The US signed up to the deal in 2016, but President Donald Trump withdrew from it the following year, saying it placed an unfair burden on American workers, businesses and taxpayers.
If Biden makes good on his promise, the relationship between China and the US might improve on the climate change issue, but Shi Yinhong, an expert on US affairs at Renmin University in Beijing, said the two sides would still have other challenges to deal with.
“China and the US could seek cooperation on areas such as climate change, non-proliferation, global health and civilian cybersecurity in principle, but the results would be limited,” he said.
Li Shuo, a senior global policy adviser for Greenpeace East Asia in Beijing, said that although there were uncertainties about how China and the US might work together on climate change, it was unlikely they would be able to rekindle the relationship they had in 2015.
“The variables include how the US designs its China policy and what are their priorities,” he said. “But the situation is different from 2015 and that close cooperation model will be hard to copy.”

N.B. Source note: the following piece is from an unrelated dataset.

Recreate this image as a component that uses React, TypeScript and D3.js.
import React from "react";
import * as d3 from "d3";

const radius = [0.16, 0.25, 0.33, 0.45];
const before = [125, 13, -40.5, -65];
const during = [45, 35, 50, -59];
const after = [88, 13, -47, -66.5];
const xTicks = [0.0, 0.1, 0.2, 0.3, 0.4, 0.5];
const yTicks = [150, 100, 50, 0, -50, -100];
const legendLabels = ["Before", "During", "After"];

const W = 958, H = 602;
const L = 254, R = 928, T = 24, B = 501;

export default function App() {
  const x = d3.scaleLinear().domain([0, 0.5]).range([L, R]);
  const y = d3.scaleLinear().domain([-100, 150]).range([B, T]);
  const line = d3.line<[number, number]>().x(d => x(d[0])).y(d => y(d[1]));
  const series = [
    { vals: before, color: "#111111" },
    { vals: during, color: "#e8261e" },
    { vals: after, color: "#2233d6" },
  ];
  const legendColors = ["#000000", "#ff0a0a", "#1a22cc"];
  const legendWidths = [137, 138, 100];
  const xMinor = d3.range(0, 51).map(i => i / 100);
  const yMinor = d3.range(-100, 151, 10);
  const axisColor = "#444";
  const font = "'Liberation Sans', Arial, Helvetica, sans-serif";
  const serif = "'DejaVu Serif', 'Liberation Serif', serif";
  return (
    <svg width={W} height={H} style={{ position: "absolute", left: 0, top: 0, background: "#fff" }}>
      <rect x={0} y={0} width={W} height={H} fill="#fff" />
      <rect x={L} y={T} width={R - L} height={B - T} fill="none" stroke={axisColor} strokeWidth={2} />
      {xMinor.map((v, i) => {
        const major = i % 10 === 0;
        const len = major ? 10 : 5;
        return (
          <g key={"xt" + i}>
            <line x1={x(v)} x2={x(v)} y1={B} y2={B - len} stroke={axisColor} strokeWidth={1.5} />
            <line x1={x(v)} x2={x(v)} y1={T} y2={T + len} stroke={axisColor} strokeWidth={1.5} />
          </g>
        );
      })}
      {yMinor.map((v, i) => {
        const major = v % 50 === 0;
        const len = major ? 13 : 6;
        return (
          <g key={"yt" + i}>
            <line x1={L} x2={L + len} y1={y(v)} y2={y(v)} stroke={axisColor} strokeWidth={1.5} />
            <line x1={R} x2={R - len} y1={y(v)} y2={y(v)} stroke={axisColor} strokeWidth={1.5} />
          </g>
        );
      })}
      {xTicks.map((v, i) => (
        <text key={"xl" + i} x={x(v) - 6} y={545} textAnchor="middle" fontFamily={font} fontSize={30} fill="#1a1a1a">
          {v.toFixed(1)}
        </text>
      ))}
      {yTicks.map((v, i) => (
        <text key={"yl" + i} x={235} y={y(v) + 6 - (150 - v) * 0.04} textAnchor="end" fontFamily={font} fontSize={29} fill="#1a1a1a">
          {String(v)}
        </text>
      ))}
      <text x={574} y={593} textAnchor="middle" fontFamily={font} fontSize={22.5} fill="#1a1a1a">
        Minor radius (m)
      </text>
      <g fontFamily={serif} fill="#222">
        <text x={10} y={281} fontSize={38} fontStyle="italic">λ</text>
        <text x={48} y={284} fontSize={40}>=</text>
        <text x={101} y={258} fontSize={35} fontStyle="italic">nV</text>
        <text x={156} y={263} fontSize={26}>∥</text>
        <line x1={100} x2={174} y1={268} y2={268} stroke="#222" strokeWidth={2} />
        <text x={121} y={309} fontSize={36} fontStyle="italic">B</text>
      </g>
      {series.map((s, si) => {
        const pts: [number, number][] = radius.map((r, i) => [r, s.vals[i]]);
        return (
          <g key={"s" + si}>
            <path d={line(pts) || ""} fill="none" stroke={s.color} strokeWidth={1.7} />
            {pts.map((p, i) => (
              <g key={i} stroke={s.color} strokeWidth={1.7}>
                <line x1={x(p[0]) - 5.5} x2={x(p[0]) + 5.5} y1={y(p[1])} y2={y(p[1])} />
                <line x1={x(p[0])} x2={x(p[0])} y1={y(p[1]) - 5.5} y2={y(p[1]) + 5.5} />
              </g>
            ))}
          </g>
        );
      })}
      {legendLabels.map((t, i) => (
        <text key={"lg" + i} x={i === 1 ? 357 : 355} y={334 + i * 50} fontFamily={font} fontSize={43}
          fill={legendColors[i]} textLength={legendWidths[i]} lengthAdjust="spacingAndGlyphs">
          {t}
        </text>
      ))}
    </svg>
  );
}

The interaction between China and the US at that time was seen as a model of multilateral climate diplomacy and widely praised by the international community.
Former US president Barack Obama and Chinese President Xi Jinping made an announcement on climate change in Beijing in 2014, marking a new landmark in relations between the two nations. During Xi’s visit to the US the following year, the pair reaffirmed their commitment to implement domestic climate policies and boost cooperation. In April 2016, they issued a joint statement confirming both countries would sign the Paris deal.
Li said that if Biden did rejoin the pact, the US would have to submit its national determined contributions – its individual climate plans – in 2021. And that could be challenging “because of the scale of damage caused by the Trump administration over the past four years”, he said.
The climate issue could even create new areas for competition between China and the US, Li said.
“For example, if the US starts a cleantech race, it may set export limits [on clean technologies] on China.”
Pang Zhongying, a professor of international relations at Ocean University in Qingdao, said that people should not view a Biden administration as an end to all China-US problems.
“We shouldn’t think we can finally take a breath as the tense relationship and confrontation between China and the Trump administration are paused,” he said. “We should not be too optimistic.”